Same client, same SDK, same policies — the gateway resolves the provider from the model name in your config.

Best Practices

  1. Always set base_url via environment variable — avoids hardcoding gateway addresses.
  2. Handle 409 explicitly — policy blocks are expected behavior, not crashes.
  3. Use async for batch workloads — the gateway handles concurrent requests independently.
  4. Pass correlation headers — enriches the audit trail for debugging.
  5. Keep api_key in env vars — the gateway forwards it securely; never log it.
  6. Test with observe-only policies first — validate integration before enforcing blocks.

Next steps

For AI systems

  • Canonical terms: OpenAI Python SDK, base_url, openai.OpenAI, streaming, async client (AsyncOpenAI), function calling, X-Request-Source header, policy block (409).
  • Key config: OpenAI(base_url="http://localhost:41002/v1", api_key=...).

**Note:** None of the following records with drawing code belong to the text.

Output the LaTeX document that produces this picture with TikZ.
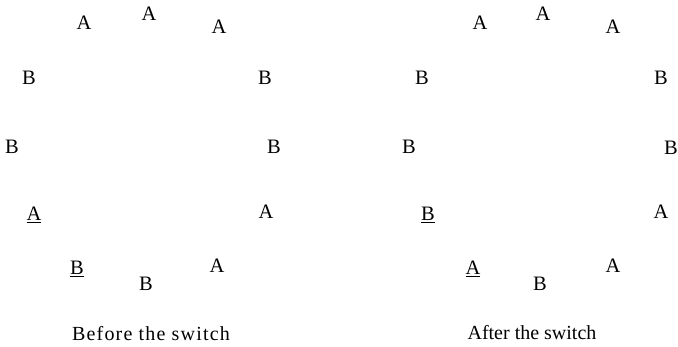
\documentclass[tikz,border=0pt]{standalone}
\usepackage{fontspec}
\setmainfont{Liberation Serif}
\tikzset{
  ltr/.style={anchor=base, inner sep=0pt, font=\fontsize{20.5}{24}\selectfont},
  captext/.style={anchor=base, inner sep=0pt, font=\fontsize{20}{24}\selectfont}
}
\begin{document}
\begin{tikzpicture}[x=1pt,y=-1pt]
\useasboundingbox (0,0) rectangle (678,347);
% Before
\node[ltr] (l1) at (84,30) {A};
\node[ltr] (l2) at (149,21) {A};
\node[ltr] (l3) at (219,34) {A};
\node[ltr] (l4) at (29,85) {B};
\node[ltr] (l5) at (265,85) {B};
\node[ltr] (l6) at (12,154) {B};
\node[ltr] (l7) at (274,154) {B};
\node[ltr] (l8) at (34,221) {\underline{A}};
\node[ltr] (l9) at (266,219) {A};
\node[ltr] (l10) at (77,275) {\underline{B}};
\node[ltr] (l11) at (217,273) {A};
\node[ltr] (l12) at (146,291) {B};
\node[captext] (c1) at (151,341) {\addfontfeature{LetterSpace=6}Before the switch};
% After
\node[ltr] (r1) at (480,30) {A};
\node[ltr] (r2) at (543,21) {A};
\node[ltr] (r3) at (613,34) {A};
\node[ltr] (r4) at (422,85) {B};
\node[ltr] (r5) at (661,85) {B};
\node[ltr] (r6) at (409,154) {B};
\node[ltr] (r7) at (671,155) {B};
\node[ltr] (r8) at (428,221) {\underline{B}};
\node[ltr] (r9) at (661,219) {A};
\node[ltr] (r10) at (473,275) {\underline{A}};
\node[ltr] (r11) at (613,273) {A};
\node[ltr] (r12) at (540,291) {B};
\node[captext] (c2) at (532,340) {After the switch};
\end{tikzpicture}
\end{document}
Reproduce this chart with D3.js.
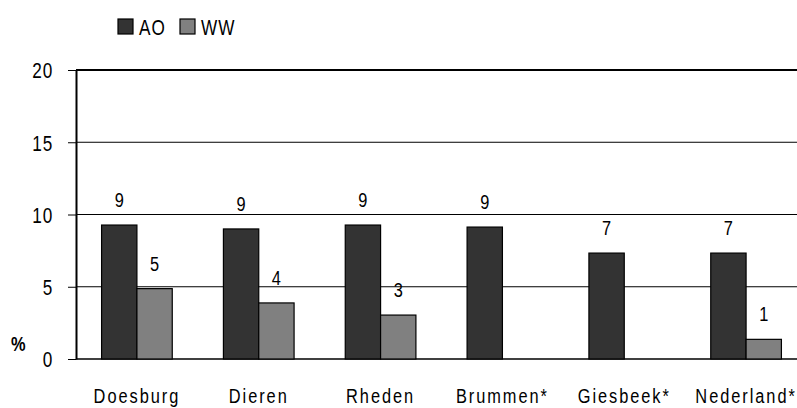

Gateway forwards api_key to upstream provider.
  • Multi-provider: same client instance routes to different providers based on model name in gateway config.
  • Best next pages: TypeScript SDK Patterns, Streaming Patterns, Error Handling.

For engineers

  • Only change is base_url — the gateway is OpenAI-compatible. api_key is forwarded to the upstream provider securely.
  • Use environment variables for base_url so the same code works across local, staging, and production gateways.
  • Pass default_headers with X-Request-Source and X-Correlation-Id for richer audit trails.
  • Handle openai.APIStatusError with status_code == 409 to catch policy blocks — do not retry these.
  • Use AsyncOpenAI for batch workloads; the gateway handles concurrent requests independently.
  • Streaming works identically to direct OpenAI usage; output policies evaluate on the assembled stream.

For leaders

  • Zero SDK migration cost — existing OpenAI Python code adopts governance with a single URL change.
  • Gateway policy enforcement is transparent to the application; developers get compliance without refactoring.
  • Correlation headers enable end-to-end traceability from application logs to gateway decision events.
  • Multi-provider routing through the same client removes vendor lock-in at the application layer.